• EXERCISE BRIEF
Nothing after the line with "minimum width=262pt] (external)" belongs in the copy; extract the lines below from the top through that line, pictures left out.

• DATASET SECTION
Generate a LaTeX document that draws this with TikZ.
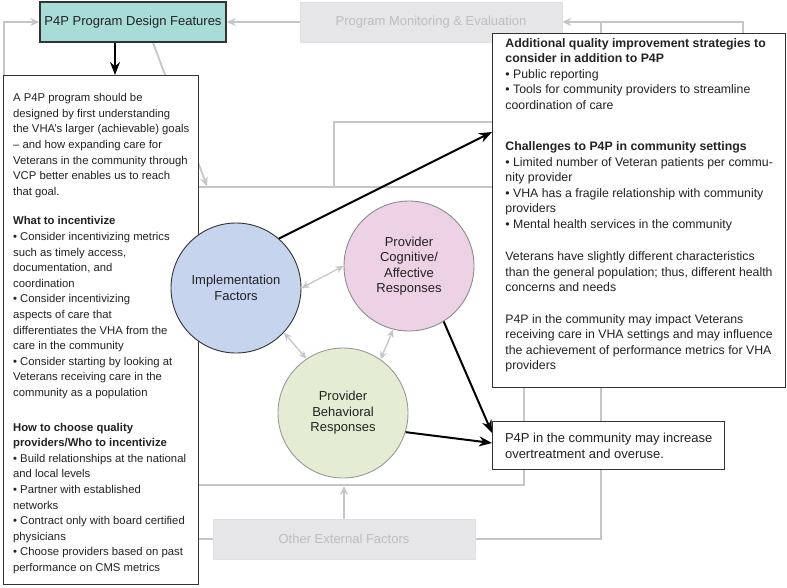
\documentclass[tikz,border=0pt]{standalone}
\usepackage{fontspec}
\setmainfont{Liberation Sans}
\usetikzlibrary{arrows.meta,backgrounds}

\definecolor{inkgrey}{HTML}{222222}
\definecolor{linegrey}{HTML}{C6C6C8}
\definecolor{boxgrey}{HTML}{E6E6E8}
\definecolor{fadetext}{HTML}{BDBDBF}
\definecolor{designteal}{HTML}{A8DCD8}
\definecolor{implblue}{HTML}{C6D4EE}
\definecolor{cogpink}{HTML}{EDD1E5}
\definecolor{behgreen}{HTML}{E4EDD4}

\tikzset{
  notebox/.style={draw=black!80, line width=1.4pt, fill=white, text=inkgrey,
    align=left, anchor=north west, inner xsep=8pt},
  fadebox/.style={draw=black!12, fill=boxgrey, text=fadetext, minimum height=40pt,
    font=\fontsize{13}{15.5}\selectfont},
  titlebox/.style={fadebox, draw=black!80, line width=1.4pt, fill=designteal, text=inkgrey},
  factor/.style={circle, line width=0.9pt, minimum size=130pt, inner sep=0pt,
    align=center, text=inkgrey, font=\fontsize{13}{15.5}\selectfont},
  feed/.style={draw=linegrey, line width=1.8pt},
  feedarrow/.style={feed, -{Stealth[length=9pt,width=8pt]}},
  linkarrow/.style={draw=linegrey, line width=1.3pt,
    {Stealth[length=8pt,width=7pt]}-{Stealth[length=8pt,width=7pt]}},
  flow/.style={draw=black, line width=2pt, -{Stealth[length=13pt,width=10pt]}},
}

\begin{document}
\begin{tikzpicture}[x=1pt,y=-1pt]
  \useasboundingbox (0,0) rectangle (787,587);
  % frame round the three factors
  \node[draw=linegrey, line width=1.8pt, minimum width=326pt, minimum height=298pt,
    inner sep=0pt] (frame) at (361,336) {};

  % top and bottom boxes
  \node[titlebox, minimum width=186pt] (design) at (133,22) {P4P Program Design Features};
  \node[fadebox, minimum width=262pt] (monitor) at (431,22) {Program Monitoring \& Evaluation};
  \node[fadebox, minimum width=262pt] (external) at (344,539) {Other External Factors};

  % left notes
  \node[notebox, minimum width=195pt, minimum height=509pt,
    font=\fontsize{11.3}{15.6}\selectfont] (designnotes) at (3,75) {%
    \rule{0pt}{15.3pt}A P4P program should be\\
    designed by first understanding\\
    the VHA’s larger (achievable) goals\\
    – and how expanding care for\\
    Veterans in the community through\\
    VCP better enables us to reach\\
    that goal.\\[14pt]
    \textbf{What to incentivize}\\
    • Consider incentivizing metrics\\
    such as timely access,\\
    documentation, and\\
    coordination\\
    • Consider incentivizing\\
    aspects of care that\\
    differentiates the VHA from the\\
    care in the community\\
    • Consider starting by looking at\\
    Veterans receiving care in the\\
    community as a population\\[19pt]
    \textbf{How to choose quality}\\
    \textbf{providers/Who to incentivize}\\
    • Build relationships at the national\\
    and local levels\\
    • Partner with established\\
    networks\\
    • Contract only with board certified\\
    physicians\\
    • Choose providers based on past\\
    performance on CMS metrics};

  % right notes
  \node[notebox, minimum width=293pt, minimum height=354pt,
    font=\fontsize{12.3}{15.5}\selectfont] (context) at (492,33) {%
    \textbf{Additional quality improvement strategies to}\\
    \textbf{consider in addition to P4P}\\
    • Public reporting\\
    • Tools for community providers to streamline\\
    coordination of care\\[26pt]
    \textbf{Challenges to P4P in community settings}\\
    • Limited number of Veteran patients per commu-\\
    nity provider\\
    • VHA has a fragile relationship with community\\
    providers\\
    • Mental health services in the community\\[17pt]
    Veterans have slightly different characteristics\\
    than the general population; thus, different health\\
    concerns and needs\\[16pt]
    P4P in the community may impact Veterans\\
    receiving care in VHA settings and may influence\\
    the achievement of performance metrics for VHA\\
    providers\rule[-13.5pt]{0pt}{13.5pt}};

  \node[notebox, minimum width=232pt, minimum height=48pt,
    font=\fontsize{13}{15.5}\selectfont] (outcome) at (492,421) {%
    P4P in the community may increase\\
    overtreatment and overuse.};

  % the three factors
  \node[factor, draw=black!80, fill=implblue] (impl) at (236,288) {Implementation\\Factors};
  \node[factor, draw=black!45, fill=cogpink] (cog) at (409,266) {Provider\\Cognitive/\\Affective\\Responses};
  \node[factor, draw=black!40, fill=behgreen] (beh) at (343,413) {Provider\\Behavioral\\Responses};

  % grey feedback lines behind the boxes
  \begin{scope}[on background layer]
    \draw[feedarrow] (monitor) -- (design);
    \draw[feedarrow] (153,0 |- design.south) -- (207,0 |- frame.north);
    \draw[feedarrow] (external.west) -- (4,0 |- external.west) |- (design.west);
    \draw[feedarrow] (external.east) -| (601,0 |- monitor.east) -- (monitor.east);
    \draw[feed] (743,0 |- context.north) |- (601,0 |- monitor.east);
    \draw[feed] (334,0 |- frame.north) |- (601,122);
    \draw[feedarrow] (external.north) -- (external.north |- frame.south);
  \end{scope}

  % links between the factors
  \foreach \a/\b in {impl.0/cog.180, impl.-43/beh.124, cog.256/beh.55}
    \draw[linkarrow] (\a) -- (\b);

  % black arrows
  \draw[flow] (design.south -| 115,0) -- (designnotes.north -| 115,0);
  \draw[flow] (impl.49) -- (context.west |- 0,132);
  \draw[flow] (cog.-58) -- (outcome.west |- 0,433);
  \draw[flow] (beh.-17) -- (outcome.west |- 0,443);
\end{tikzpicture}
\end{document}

• ANSWER TO THIS TASK
Generate a LaTeX document that draws this with TikZ.
\documentclass[tikz,border=0pt]{standalone}
\usepackage{fontspec}
\setmainfont{Liberation Sans}
\usetikzlibrary{arrows.meta,backgrounds}

\definecolor{inkgrey}{HTML}{222222}
\definecolor{linegrey}{HTML}{C6C6C8}
\definecolor{boxgrey}{HTML}{E6E6E8}
\definecolor{fadetext}{HTML}{BDBDBF}
\definecolor{designteal}{HTML}{A8DCD8}
\definecolor{implblue}{HTML}{C6D4EE}
\definecolor{cogpink}{HTML}{EDD1E5}
\definecolor{behgreen}{HTML}{E4EDD4}

\tikzset{
  notebox/.style={draw=black!80, line width=1.4pt, fill=white, text=inkgrey,
    align=left, anchor=north west, inner xsep=8pt},
  fadebox/.style={draw=black!12, fill=boxgrey, text=fadetext, minimum height=40pt,
    font=\fontsize{13}{15.5}\selectfont},
  titlebox/.style={fadebox, draw=black!80, line width=1.4pt, fill=designteal, text=inkgrey},
  factor/.style={circle, line width=0.9pt, minimum size=130pt, inner sep=0pt,
    align=center, text=inkgrey, font=\fontsize{13}{15.5}\selectfont},
  feed/.style={draw=linegrey, line width=1.8pt},
  feedarrow/.style={feed, -{Stealth[length=9pt,width=8pt]}},
  linkarrow/.style={draw=linegrey, line width=1.3pt,
    {Stealth[length=8pt,width=7pt]}-{Stealth[length=8pt,width=7pt]}},
  flow/.style={draw=black, line width=2pt, -{Stealth[length=13pt,width=10pt]}},
}

\begin{document}
\begin{tikzpicture}[x=1pt,y=-1pt]
  \useasboundingbox (0,0) rectangle (787,587);
  % frame round the three factors
  \node[draw=linegrey, line width=1.8pt, minimum width=326pt, minimum height=298pt,
    inner sep=0pt] (frame) at (361,336) {};

  % top and bottom boxes
  \node[titlebox, minimum width=186pt] (design) at (133,22) {P4P Program Design Features};
  \node[fadebox, minimum width=262pt] (monitor) at (431,22) {Program Monitoring \& Evaluation};
  \node[fadebox, minimum width=262pt] (external) at (344,539) {Other External Factors};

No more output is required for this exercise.